Frequently asked questions
- Why does the stored value differ from what I typed?
- Most decimal fractions can't be represented exactly in binary floating point. The tool shows the nearest representable value — e.g. 0.1 in float32 is actually 0.100000001490116119384765625. A rounding note appears whenever the stored float32 value differs from your input; float64 stores the same value JavaScript already uses.
- What do the coloured bits mean?
- Red is the sign bit (0 positive, 1 negative), blue is the exponent (biased: subtract 127 for float32 or 1023 for float64 to get the power of two), and green is the fraction/mantissa. For normal numbers the significand is 1.fraction; for subnormals it's 0.fraction with the minimum exponent.
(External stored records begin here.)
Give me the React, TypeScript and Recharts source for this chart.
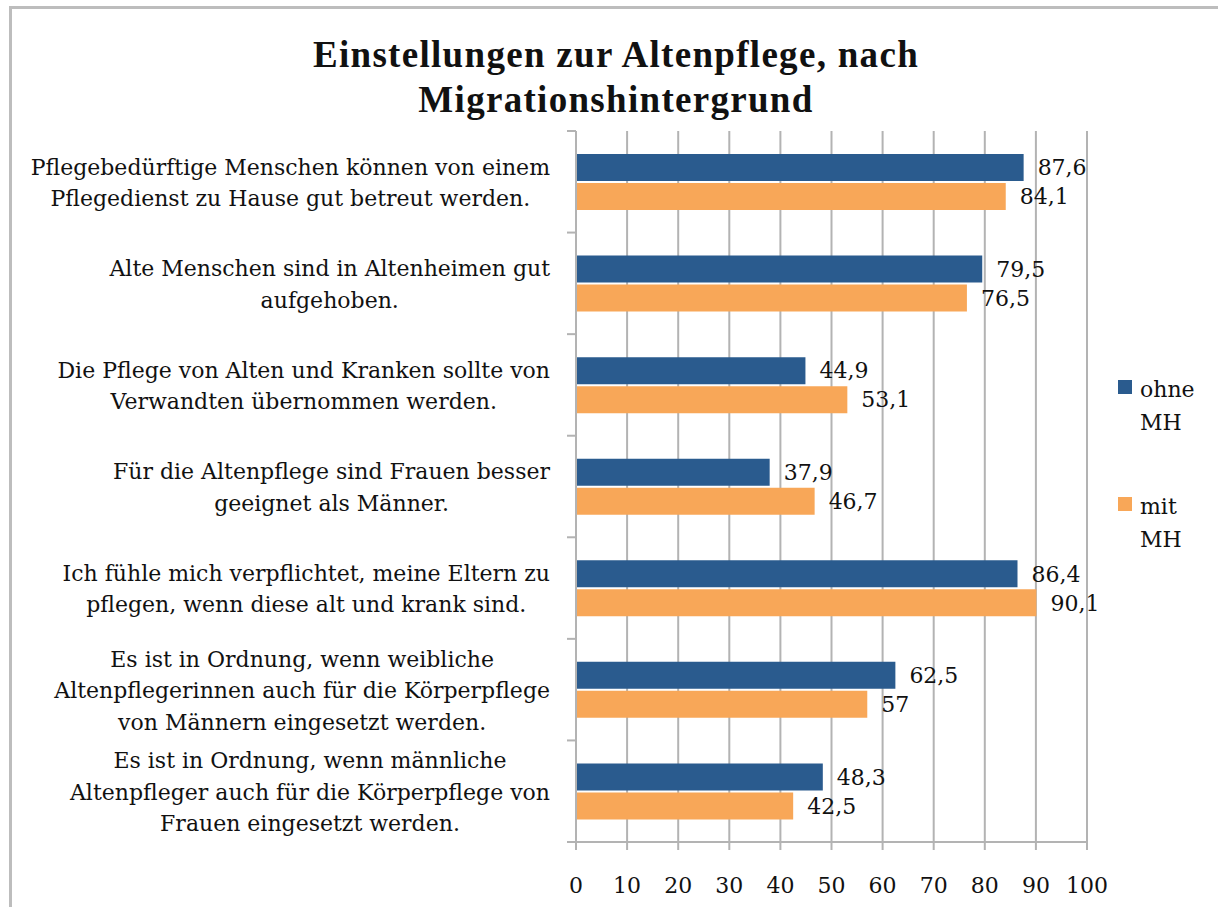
import React from "react";
import { BarChart, Bar, XAxis, YAxis, CartesianGrid, LabelList, Legend } from "recharts";

const CATEGORIES = [
  "Pflegebedürftige Menschen können von einem\nPflegedienst zu Hause gut betreut werden.",
  "Alte Menschen sind in Altenheimen gut\naufgehoben.",
  "Die Pflege von Alten und Kranken sollte von\nVerwandten übernommen werden.",
  "Für die Altenpflege sind Frauen besser\ngeeignet als Männer.",
  "Ich fühle mich verpflichtet, meine Eltern zu\npflegen, wenn diese alt und krank sind.",
  "Es ist in Ordnung, wenn weibliche\nAltenpflegerinnen auch für die Körperpflege\nvon Männern eingesetzt werden.",
  "Es ist in Ordnung, wenn männliche\nAltenpfleger auch für die Körperpflege von\nFrauen eingesetzt werden.",
];
const OHNE_MH = [87.6, 79.5, 44.9, 37.9, 86.4, 62.5, 48.3];
const MIT_MH = [84.1, 76.5, 53.1, 46.7, 90.1, 57, 42.5];
const X_TICKS = [0, 10, 20, 30, 40, 50, 60, 70, 80, 90, 100];
const SERIES_ORDER = ["ohne", "mit"];

const data = CATEGORIES.map((c, i) => ({ cat: c, ohne: OHNE_MH[i], mit: MIT_MH[i] }));

const BLUE = "#2A5B8E";
const ORANGE = "#F8A758";
const GRID = "#B3B3B3";
const FONT = '"DejaVu Serif", serif';
const FS = 22;

// chart frame
const W = 1218;
const H = 907;
const TOP = 131;
const X_AXIS_H = 65;
const PLOT_H = H - TOP - X_AXIS_H;
const BAND = PLOT_H / CATEGORIES.length;

let ctx: CanvasRenderingContext2D | null = null;
const textWidth = (s: string) => {
  if (!ctx) {
    ctx = document.createElement("canvas").getContext("2d");
  }
  if (!ctx) return s.length * FS * 0.55;
  ctx.font = `${FS}px "DejaVu Serif"`;
  return ctx.measureText(s).width;
};

const CategoryTick = (props: any) => {
  const { x, y, payload, index } = props;
  const lines = String(payload.value).split("\n");
  const maxW = Math.max(...lines.map(textWidth));
  const right = x - 26;
  const cx = right - maxW / 2;
  const lh = 31.5;
  const y0 = y - ((lines.length - 1) * lh) / 2 + 1;
  const top = y - BAND / 2;
  return (
    <g>
      <line x1={x - 9} x2={x} y1={top} y2={top} stroke={GRID} strokeWidth={2} />
      {index === CATEGORIES.length - 1 && (
        <line x1={x - 9} x2={x} y1={top + BAND} y2={top + BAND} stroke={GRID} strokeWidth={2} />
      )}
      {lines.map((l, i) => (
        <text
          key={i}
          x={cx}
          y={y0 + i * lh}
          textAnchor="middle"
          dominantBaseline="central"
          fontFamily={FONT}
          fontSize={FS}
          fill="#111"
        >
          {l}
        </text>
      ))}
    </g>
  );
};

const fmt = (v: any) => String(v).replace(".", ",");

const renderLegend = (props: any) => {
  const payload = [...(props.payload || [])].sort(
    (a: any, b: any) => SERIES_ORDER.indexOf(a.dataKey) - SERIES_ORDER.indexOf(b.dataKey)
  );
  return (
    <div style={{ fontFamily: FONT, fontSize: FS, color: "#111" }}>
      {payload.map((p: any, i: number) => (
        <div key={i} style={{ display: "flex", marginBottom: 51 }}>
          <div style={{ width: 14, height: 14, background: p.color, marginTop: 7, marginRight: 8, flexShrink: 0 }} />
          <div style={{ lineHeight: "33px" }}>
            {String(p.value)
              .split(" ")
              .map((l: string, j: number) => (
                <div key={j}>{l}</div>
              ))}
          </div>
        </div>
      ))}
    </div>
  );
};

export default function App() {
  return (
    <div style={{ position: "absolute", left: 0, top: 0, width: W, height: H, background: "#fff", overflow: "hidden" }}>
      <div
        style={{
          position: "absolute",
          left: 9,
          top: 6,
          width: W + 50,
          height: H + 50,
          borderLeft: "3px solid #BDBDBD",
          borderTop: "3px solid #BDBDBD",
        }}
      />
      <div
        style={{
          position: "absolute",
          left: 116,
          width: 1000,
          top: 32,
          textAlign: "center",
          fontFamily: '"Liberation Serif", serif',
          fontWeight: "bold",
          fontSize: 37,
          letterSpacing: 1.3,
          lineHeight: "45px",
          color: "#111",
        }}
      >
        Einstellungen zur Altenpflege, nach
        <br />
        Migrationshintergrund
      </div>
      <div style={{ position: "absolute", left: 0, top: 0 }}>
        <BarChart
          width={W}
          height={H}
          data={data}
          layout="vertical"
          margin={{ top: TOP, right: 131, bottom: 0, left: 0 }}
          barSize={27}
          barGap={2}
        >
          <CartesianGrid horizontal={false} stroke={GRID} strokeWidth={2} />
          <XAxis
            type="number"
            domain={[0, 100]}
            ticks={X_TICKS}
            interval={0}
            height={X_AXIS_H}
            axisLine={{ stroke: GRID, strokeWidth: 2 }}
            tickLine={{ stroke: GRID, strokeWidth: 2 }}
            tickSize={8}
            tickMargin={27}
            tick={{ fontFamily: FONT, fontSize: FS, fill: "#111" }}
          />
          <YAxis
            type="category"
            dataKey="cat"
            width={576}
            interval={0}
            axisLine={{ stroke: GRID, strokeWidth: 2 }}
            tickLine={false}
            tickSize={0}
            tickMargin={0}
            tick={<CategoryTick />}
          />
          <Legend
            layout="vertical"
            align="center"
            verticalAlign="middle"
            content={renderLegend}
            wrapperStyle={{ left: 1118, top: 373, width: 100 }}
          />
          <Bar dataKey="ohne" name="ohne MH" fill={BLUE} isAnimationActive={false}>
            <LabelList
              dataKey="ohne"
              position="right"
              offset={14}
              formatter={fmt}
              style={{ fontFamily: FONT, fontSize: FS, fill: "#111" }}
            />
          </Bar>
          <Bar dataKey="mit" name="mit MH" fill={ORANGE} isAnimationActive={false}>
            <LabelList
              dataKey="mit"
              position="right"
              offset={14}
              formatter={fmt}
              style={{ fontFamily: FONT, fontSize: FS, fill: "#111" }}
            />
          </Bar>
        </BarChart>
      </div>
    </div>
  );
}
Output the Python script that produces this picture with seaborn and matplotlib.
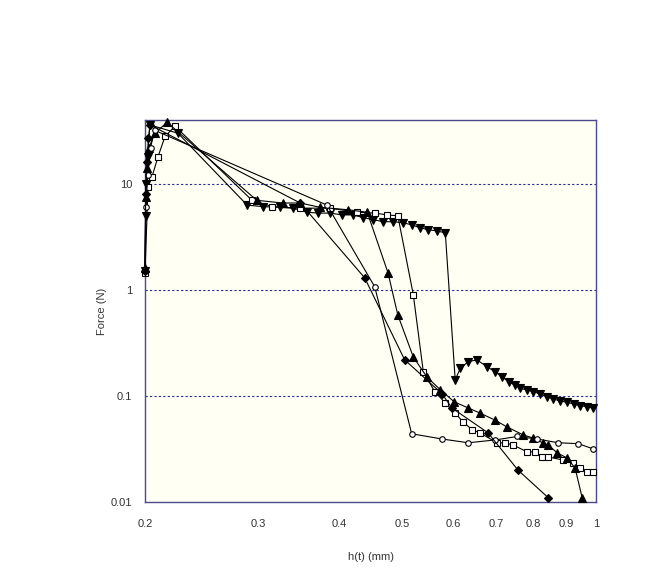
import pandas as pd
import seaborn as sns
import matplotlib
matplotlib.use("Agg")
import matplotlib.pyplot as plt
from matplotlib.ticker import FixedLocator, NullLocator

# h(t) in mm, force in N
h_down = [0.200, 0.2005, 0.201, 0.202, 0.2035, 0.225,
          0.288, 0.305, 0.324, 0.339, 0.357, 0.371, 0.387, 0.404, 0.420, 0.436,
          0.451, 0.468, 0.485, 0.502, 0.519, 0.534, 0.549, 0.567, 0.584,
          0.605, 0.616, 0.634, 0.654, 0.677, 0.698, 0.715, 0.732, 0.749, 0.763,
          0.781, 0.800, 0.820, 0.839, 0.859, 0.880, 0.901, 0.923, 0.945, 0.968, 0.991]
f_down = [1.5, 5.0, 10.0, 18.0, 36.0, 30.0,
          6.3, 6.1, 6.0, 5.9, 5.4, 5.3, 5.3, 5.1, 5.1, 4.8,
          4.6, 4.4, 4.4, 4.3, 4.1, 3.85, 3.7, 3.6, 3.45,
          0.142, 0.182, 0.211, 0.219, 0.189, 0.169, 0.152, 0.136, 0.127, 0.118,
          0.114, 0.110, 0.104, 0.0985, 0.0938, 0.0897, 0.0873, 0.0841, 0.081, 0.0793, 0.0766]

h_square = [0.200, 0.2022, 0.205, 0.2095, 0.2148, 0.2226,
            0.293, 0.315, 0.348, 0.387, 0.426, 0.455, 0.474, 0.493,
            0.521, 0.540, 0.563, 0.584, 0.605, 0.622, 0.643, 0.661, 0.703, 0.723,
            0.744, 0.782, 0.805, 0.825, 0.843, 0.889, 0.922, 0.945, 0.969, 0.991]
f_square = [1.45, 9.4, 11.6, 18.0, 28.0, 35.0,
            7.0, 6.1, 5.9, 5.9, 5.4, 5.3, 5.1, 5.0,
            0.9, 0.168, 0.109, 0.086, 0.069, 0.057, 0.048, 0.0448, 0.0361, 0.0361,
            0.0345, 0.0297, 0.0297, 0.0266, 0.0266, 0.0249, 0.0233, 0.0209, 0.0192, 0.0192]

h_up = [0.200, 0.2005, 0.2015, 0.203, 0.207, 0.2164,
        0.298, 0.327, 0.348, 0.374, 0.413, 0.442,
        0.476, 0.493, 0.521, 0.547, 0.574, 0.603, 0.634, 0.661, 0.698, 0.728,
        0.771, 0.800, 0.828, 0.843, 0.871, 0.902, 0.928, 0.952]
f_up = [1.6, 7.5, 14.0, 22.0, 30.0, 38.0,
        7.0, 6.6, 6.6, 6.0, 5.7, 5.4,
        1.45, 0.58, 0.233, 0.151, 0.114, 0.088, 0.077, 0.069, 0.059, 0.051,
        0.043, 0.040, 0.036, 0.0345, 0.029, 0.026, 0.0209, 0.0109]

h_circle = [0.200, 0.2007, 0.202, 0.204, 0.207,
            0.383, 0.454, 0.518, 0.577, 0.634, 0.698, 0.755, 0.810, 0.874, 0.939, 0.991]
f_circle = [1.5, 6.0, 12.0, 22.0, 32.0,
            6.3, 1.07, 0.044, 0.0393, 0.0362, 0.0385, 0.0415, 0.0393, 0.0362, 0.0355, 0.0316]

h_diamond = [0.200, 0.2005, 0.2012, 0.2025, 0.2036,
             0.348, 0.438, 0.505, 0.577, 0.598, 0.680, 0.757, 0.843]
f_diamond = [1.5, 8.0, 16.0, 27.0, 36.0,
             6.6, 1.3, 0.22, 0.105, 0.077, 0.045, 0.020, 0.011]

x_ticks = [0.2, 0.3, 0.4, 0.5, 0.6, 0.7, 0.8, 0.9, 1.0]
x_tick_labels = ["0.2", "0.3", "0.4", "0.5", "0.6", "0.7", "0.8", "0.9", "1"]
y_ticks = [0.01, 0.1, 1, 10]
y_tick_labels = ["0.01", "0.1", "1", "10"]

series = [
    ("down", h_down, f_down, "v", "black", 5.5),
    ("square", h_square, f_square, "s", "white", 4.5),
    ("up", h_up, f_up, "^", "black", 5.5),
    ("circle", h_circle, f_circle, "o", "white", 4.0),
    ("diamond", h_diamond, f_diamond, "D", "black", 3.8),
]

sns.set_style("white")
plt.rcParams["font.family"] = ["Liberation Sans", "DejaVu Sans"]

fig = plt.figure(figsize=(6.7, 5.71), dpi=100)
fig.patch.set_facecolor("white")
ax = fig.add_axes([0.2164, 0.1208, 0.6732, 0.669])
ax.set_facecolor("#fffff4")

for name, h, f, mk, fc, ms in series:
    df = pd.DataFrame({"h": h, "force": f})
    sns.lineplot(data=df, x="h", y="force", ax=ax, sort=False, estimator=None,
                 color="black", linewidth=0.8, marker=mk, markersize=ms,
                 markerfacecolor=fc, markeredgecolor="black", markeredgewidth=0.8,
                 clip_on=False, zorder=3)

ax.set_xscale("log")
ax.set_yscale("log")
ax.set_xlim(0.2, 1.0)
ax.set_ylim(0.01, 40)

ax.xaxis.set_major_locator(FixedLocator(x_ticks))
ax.xaxis.set_minor_locator(NullLocator())
ax.set_xticklabels(x_tick_labels)
ax.yaxis.set_major_locator(FixedLocator(y_ticks))
ax.yaxis.set_minor_locator(NullLocator())
ax.set_yticklabels(y_tick_labels)
ax.tick_params(axis="x", length=0, labelsize=8, labelcolor="#333333", pad=12)
ax.tick_params(axis="y", length=0, labelsize=8, labelcolor="#333333", pad=9)

for yv in [0.1, 1, 10]:
    ax.axhline(yv, color="#2a2aa0", linestyle=(0, (2, 2)), linewidth=0.8, zorder=1)

for sp in ax.spines.values():
    sp.set_color("#4a4a8c")
    sp.set_linewidth(1.0)
    sp.set_visible(True)

ax.set_xlabel("h(t) (mm)", fontsize=8, color="#333333", labelpad=17)
ax.set_ylabel("Force (N)", fontsize=8, color="#333333", labelpad=3)

fig.savefig("out.png", dpi=100)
- How are infinity, NaN, and zero shown?
- An all-ones exponent with a zero fraction is ±infinity; an all-ones exponent with a non-zero fraction is NaN; an all-zero exponent and fraction is ±zero (note the distinct sign bit of -0); and an all-zero exponent with a non-zero fraction is a subnormal number. The category is labelled on each card.
- What hex format does decoding expect?
- The big-endian hex of the raw bits: 8 hex digits for float32 (e.g. 3f800000 = 1.0) and 16 for float64 (e.g. 3ff0000000000000 = 1.0). A leading 0x and spaces are ignored, and shorter input is zero-padded on the left.